Oh, wait – that was under the white guy, so that didn’t happen.
Triassic Sands
@Yutsano:
Not too optimistic? I don’t see anything good happening in WA until Gregoire is gone. “Balls” aren’t on the menu, she lacks character and is a classic Democratic invertebrate, who is incapable of leading, because that would require 1) that she take a stand and 2) that she expend political capital. Neither is characteristic of Gregoire. She is the classic space occupier, comfortable running off to Asia to schmooze and push trade, but utterly unwilling to take even the slightest political risk for the benefit of her constituents.
When she delivered her “all cuts” budget she called some of the cuts “immoral,” but she’s more comfortable backing immoral budget cuts than she is fighting for anything progressive. She’s a terrible governor, and not much of a human being.
If all that stands between WA and a single payer system is an income tax and Gregoire acquiring some backbone, I’d rate the chances of single payer at zero or slightly less.
joe from Lowell
@Rick Massimo:
And then the electorate in their states gets to judge them on their performance.
gwangung
More the former than latter. If an income tax was possible, Gregoire would go for it. Since it isn’t, why bother tackling an impossible task?
Zifnab
@Rick Massimo:
They basically had this fight in Texas already, when it came to clean air standards. Perry would stomp his feet and whine that Texas does too have clean air.
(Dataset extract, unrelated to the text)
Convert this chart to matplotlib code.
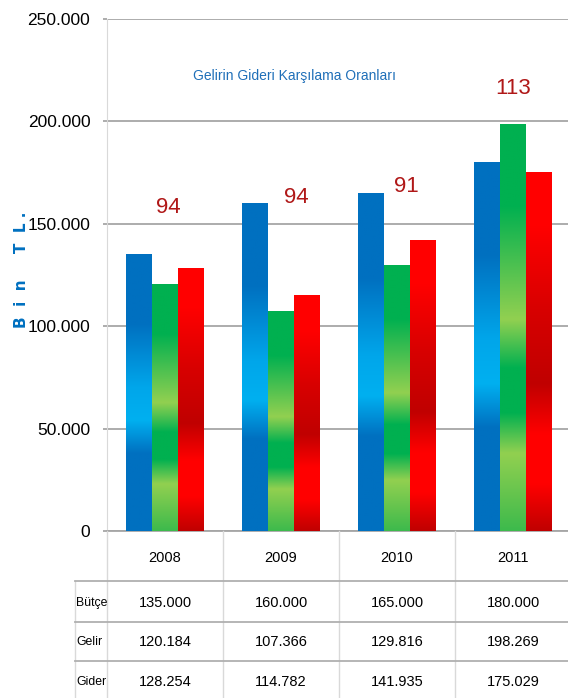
import numpy as np
import matplotlib
matplotlib.use('Agg')
import matplotlib.pyplot as plt
import matplotlib.transforms as mtransforms
from matplotlib.colors import LinearSegmentedColormap
from matplotlib.lines import Line2D

plt.rcParams['font.family'] = ['Liberation Sans', 'DejaVu Sans']

# data
years = ['2008', '2009', '2010', '2011']
butce = [135000, 160000, 165000, 180000]
gelir = [120184, 107366, 129816, 198269]
gider = [128254, 114782, 141935, 175029]
ratios = [94, 94, 91, 113]
row_labels = ['Bütçe', 'Gelir', 'Gider']
yticks = [0, 50000, 100000, 150000, 200000, 250000]
ytick_labels = ['0', '50.000', '100.000', '150.000', '200.000', '250.000']
title = 'Gelirin Gideri Karşılama Oranları'
ylabel = 'B  i  n     T  L .'

# where the ratio labels sit (x offset from category centre, y in data units)
ratio_dx = [0.03, 0.13, 0.08, 0.0]
ratio_y = [158000, 163000, 168000, 216000]

W, H = 568, 698
fig = plt.figure(figsize=(W / 100, H / 100), dpi=100)
ax = fig.add_axes([107 / W, (H - 531) / H, 464 / W, 512 / H])

def fy(py):
    return 1 - py / H

cmaps = [
    LinearSegmentedColormap.from_list('blue', [
        (0.0, '#0070C0'), (0.28, '#0070C0'), (0.40, '#00B0F0'),
        (0.52, '#00A6EA'), (0.75, '#0070C0'), (1.0, '#0070C0')]),
    LinearSegmentedColormap.from_list('green', [
        (0.0, '#3DBA4C'), (0.19, '#92D050'), (0.29, '#00B050'),
        (0.40, '#00B050'), (0.52, '#92D050'), (0.80, '#00B050'), (1.0, '#00B050')]),
    LinearSegmentedColormap.from_list('red', [
        (0.0, '#C00000'), (0.13, '#FF0000'), (0.27, '#FF0000'),
        (0.41, '#C00000'), (0.62, '#D80000'), (0.85, '#FF0000'), (1.0, '#FF0000')]),
]

series = [butce, gelir, gider]
x = np.arange(len(years))
bw = 0.224
grad = np.linspace(0, 1, 256).reshape(-1, 1)
for i, (vals, cm) in enumerate(zip(series, cmaps)):
    for xi, v in zip(x, vals):
        x0 = xi + (i - 1) * bw - bw / 2
        ax.imshow(grad, cmap=cm, extent=[x0, x0 + bw, 0, v], origin='lower',
                  aspect='auto', interpolation='bilinear', zorder=3)

ax.set_xlim(-0.5, len(years) - 0.5)
ax.set_ylim(0, 250000)
ax.set_xticks([])
ax.set_yticks(yticks)
ax.set_yticklabels(ytick_labels)
ax.tick_params(axis='y', length=3, width=1.3, color='#a6a6a6', pad=9, labelsize=12.5)
ax.yaxis.grid(True, color='#a6a6a6', lw=1.3)
ax.set_axisbelow(True)
for s in ['top', 'right']:
    ax.spines[s].set_visible(False)
ax.spines['left'].set_color('#d9d9d9')
ax.spines['bottom'].set_color('#a6a6a6')
ax.spines['bottom'].set_linewidth(1.3)

ax.text(1.12, 222000, title, ha='center', va='center',
        color='#1F6FB8', fontsize=10)
for xi, r, dx, yy in zip(x, ratios, ratio_dx, ratio_y):
    ax.text(xi + dx, yy, str(r), ha='center', va='center', color='#B01818', fontsize=16)

fig.text(22 / W, fy(270), ylabel, rotation=90, ha='center', va='center',
         color='#0070C0', fontsize=11, fontweight='bold', family=['DejaVu Sans'])

# table under the chart
bt = mtransforms.blended_transform_factory(ax.transData, fig.transFigure)
for xb in np.arange(-0.5, len(years), 1.0):
    fig.add_artist(Line2D([xb, xb], [fy(531), 0], transform=bt, color='#d9d9d9', lw=1))
fig.add_artist(Line2D([75 / W, 75 / W], [fy(581), 0], color='#d9d9d9', lw=1))
for py in [581, 622, 661]:
    fig.add_artist(Line2D([75 / W, 1], [fy(py), fy(py)], color='#b0b0b0', lw=1.3))

for xi, yr in zip(x, years):
    fig.text(xi, fy(558), yr, transform=bt, ha='center', va='center', fontsize=10.5)
row_y = [603, 642, 682]
for lab, vals, py in zip(row_labels, series, row_y):
    fig.text(76 / W, fy(py), lab, ha='left', va='center', fontsize=8.8)
    for xi, v in zip(x, vals):
        fig.text(xi, fy(py), f'{v:,}'.replace(',', '.'), transform=bt,
                 ha='center', va='center', fontsize=10.5)

fig.savefig('out.png', dpi=100)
And the state would get a waver from the EPA to keep on pumping out coal fired air pollution.
Once the Republican governors have finished coming up with forty million reasons why the law is Unconstitutional, it’ll be on to forty million reasons why the status quo does to insure exactly as many people as the ACA mandates.
dcdl
Oregon Single Payer Campaign is rallying at noon Friday, March 11, 2011 at the State Capitol to support HB3510 and SB888.
Triassic Sands
One key to Republican thinking about health care is that it is an immutable zero sum game.